Time tracking changes function. A timesheet is a ledger — it counts hours the way a bank counts deposits. But if time is soil, you need a soil test: something that measures fragmentation, recovery, the ratio of deep work to coordination overhead, the health of shared windows across a team. The question changes from “how many hours did you bill?” to “is this team’s time structured to produce what we need?”

Tools change shape. Tools designed for the money frame optimize individual throughput: timers, billing clocks, productivity scores. Tools designed for relational time optimize visibility and coordination — making shared temporal context legible so people can see each other’s days and act accordingly. TimeHopper was built from this second instinct: not to track time, but to make shared time visible and trustworthy across contexts.

The shift is not just conceptual. It changes what you protect, what you measure, and what you build.

What Franklin could not have known

Franklin gave sound advice to a young tradesman in Philadelphia. He could not have known that his sentence would still be running in 2026 — embedded in billing software, calendar design, management philosophy, and the interior monologue of someone staring at an empty Thursday afternoon and feeling, somehow, like they are losing.

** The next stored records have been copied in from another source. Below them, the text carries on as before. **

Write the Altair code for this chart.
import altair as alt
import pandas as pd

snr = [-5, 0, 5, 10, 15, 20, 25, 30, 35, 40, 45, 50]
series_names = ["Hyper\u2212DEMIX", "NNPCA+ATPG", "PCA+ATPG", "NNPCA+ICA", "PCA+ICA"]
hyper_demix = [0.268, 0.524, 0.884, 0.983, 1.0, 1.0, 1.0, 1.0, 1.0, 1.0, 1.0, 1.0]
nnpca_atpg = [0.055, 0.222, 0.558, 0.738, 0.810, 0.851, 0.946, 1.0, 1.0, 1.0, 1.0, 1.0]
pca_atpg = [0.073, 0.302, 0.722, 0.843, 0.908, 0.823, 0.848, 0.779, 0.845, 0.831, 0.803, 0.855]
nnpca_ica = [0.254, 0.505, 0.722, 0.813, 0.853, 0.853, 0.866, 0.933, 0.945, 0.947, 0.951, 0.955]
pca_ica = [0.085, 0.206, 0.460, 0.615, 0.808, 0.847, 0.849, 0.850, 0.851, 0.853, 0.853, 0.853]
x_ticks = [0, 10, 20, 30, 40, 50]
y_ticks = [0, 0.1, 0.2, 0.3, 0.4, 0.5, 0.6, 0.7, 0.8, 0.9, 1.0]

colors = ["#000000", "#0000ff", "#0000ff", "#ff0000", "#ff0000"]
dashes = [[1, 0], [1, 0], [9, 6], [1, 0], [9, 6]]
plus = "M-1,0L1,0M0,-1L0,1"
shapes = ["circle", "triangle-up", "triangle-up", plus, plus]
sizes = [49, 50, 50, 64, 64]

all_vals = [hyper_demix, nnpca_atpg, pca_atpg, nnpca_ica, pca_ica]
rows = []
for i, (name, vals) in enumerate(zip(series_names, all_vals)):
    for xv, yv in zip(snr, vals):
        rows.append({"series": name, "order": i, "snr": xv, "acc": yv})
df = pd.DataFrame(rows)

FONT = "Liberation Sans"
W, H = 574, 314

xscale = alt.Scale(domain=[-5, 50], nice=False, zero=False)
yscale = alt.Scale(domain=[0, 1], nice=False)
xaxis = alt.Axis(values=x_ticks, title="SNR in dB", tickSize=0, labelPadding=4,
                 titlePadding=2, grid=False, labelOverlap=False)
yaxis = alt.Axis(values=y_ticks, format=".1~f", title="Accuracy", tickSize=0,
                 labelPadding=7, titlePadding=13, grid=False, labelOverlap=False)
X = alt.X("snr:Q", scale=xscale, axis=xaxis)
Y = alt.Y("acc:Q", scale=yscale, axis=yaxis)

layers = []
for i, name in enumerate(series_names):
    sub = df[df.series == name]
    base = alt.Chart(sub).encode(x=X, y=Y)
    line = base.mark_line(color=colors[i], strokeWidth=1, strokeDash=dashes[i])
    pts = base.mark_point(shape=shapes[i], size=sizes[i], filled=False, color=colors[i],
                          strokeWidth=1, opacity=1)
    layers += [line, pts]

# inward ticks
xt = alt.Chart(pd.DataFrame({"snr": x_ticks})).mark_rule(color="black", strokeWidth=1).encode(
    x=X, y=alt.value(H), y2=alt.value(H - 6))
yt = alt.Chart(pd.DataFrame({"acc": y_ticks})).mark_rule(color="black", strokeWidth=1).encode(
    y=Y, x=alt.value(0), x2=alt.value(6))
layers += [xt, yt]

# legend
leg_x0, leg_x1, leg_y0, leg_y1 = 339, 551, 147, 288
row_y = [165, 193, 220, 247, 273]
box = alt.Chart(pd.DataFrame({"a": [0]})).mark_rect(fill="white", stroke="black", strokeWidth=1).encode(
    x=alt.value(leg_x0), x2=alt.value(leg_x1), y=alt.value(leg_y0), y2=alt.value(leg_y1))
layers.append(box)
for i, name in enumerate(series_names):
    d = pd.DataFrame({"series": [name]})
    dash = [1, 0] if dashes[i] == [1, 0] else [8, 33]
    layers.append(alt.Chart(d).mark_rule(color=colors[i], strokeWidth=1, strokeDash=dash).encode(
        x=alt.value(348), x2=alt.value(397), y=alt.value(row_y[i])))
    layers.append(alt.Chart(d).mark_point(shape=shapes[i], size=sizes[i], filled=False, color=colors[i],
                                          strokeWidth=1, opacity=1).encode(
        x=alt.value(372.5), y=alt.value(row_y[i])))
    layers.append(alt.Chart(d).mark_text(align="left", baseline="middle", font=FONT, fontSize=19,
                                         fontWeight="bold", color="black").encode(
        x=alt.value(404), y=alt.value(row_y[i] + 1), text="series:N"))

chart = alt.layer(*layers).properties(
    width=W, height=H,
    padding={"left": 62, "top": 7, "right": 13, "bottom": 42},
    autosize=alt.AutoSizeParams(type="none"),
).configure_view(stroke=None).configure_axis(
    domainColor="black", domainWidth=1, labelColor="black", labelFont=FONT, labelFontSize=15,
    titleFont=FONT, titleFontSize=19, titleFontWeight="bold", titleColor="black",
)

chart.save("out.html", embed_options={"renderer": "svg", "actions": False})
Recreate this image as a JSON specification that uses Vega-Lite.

He could not have known that work would become coordination. That teams would span twelve time zones. That a single meeting invite would entangle a dozen people’s days. That the most consequential thing about your Tuesday would not be how you spent it but how it intersected with everyone else’s.

The metaphor was useful. It is now too small. Not wrong in its original context, but insufficient for ours — a world where the hardest problem is not how to use your time, but how to share it. We do not need to reject Franklin. We need to outgrow him. The first step is seeing the frame you are inside. The second is choosing a better one.

Time is not money. It never was. It is something more like soil — alive, relational, and finite in ways that demand not optimization, but care.